Now in the old days—you know, way back before the iPhone 3S—maybe this made a lot of sense. The broadcast nets are the big guys. They get big ratings, and they suck up big ad money from Madison Avenue. But take a look at the ratings lately, and you’ll see quite a shift over just the last two or three years. USA, TNT, TBS, FX and others often beat out their broadcast counterparts in the ratings. AMC’s “The Walking Dead” has eaten the broadcast competition alive (sorry). Sure, many broadcast shows still beat cable—but increasingly not by much if at all. And even cable nets with low ratings relative to the broadcasters tend to go off the charts when it comes to viewer engagement through social media and other avenues. Many also attract niches quite attractive to certain brands.
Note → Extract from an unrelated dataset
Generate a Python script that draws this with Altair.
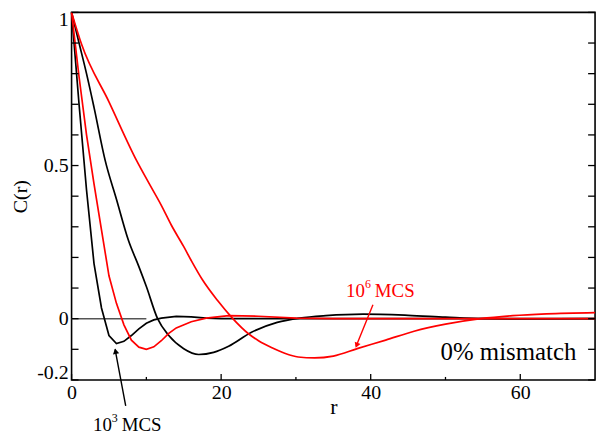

In addition, cable audiences tend to skew younger and, dare we say, smarter in the sense that they’re more willing to immerse themselves in complex and ambiguous storytelling. Let’s see: Might free thinkers willing to dig beneath the surface also be the kind more open to switching products because of a smart ad campaign? Hmmm…
 
None of this means that advertisers seeking the broadest cross section of America shouldn’t assign a lot of value to the broadcasters. They should. CBS is wildly successful with procedurals and comedies that tap into our most primal storytelling instincts. ABC has found success with soapy dramas and reality competitions. Fox consistently delivers edgy shows that play well among 18-49s. And NBC, despite its continued struggles, deserves credit for turning “The Voice” into a phenomenon. But cable often does all this and more, sometimes much better. And it deserves more Madison Avenue buzz. Perhaps cable nets should do what the broadcasters do: Organize themselves into tighter blocks, bunching several network upfront parties and presentations into more compressed time periods. Does this need to drag out for several months? Really? Yes, it’s much easier to coordinate four broadcast networks than dozens of cable nets. But cable could make all of this easier on everyone. That may not be the only reason that this week gets so much attention—but it’s one of them.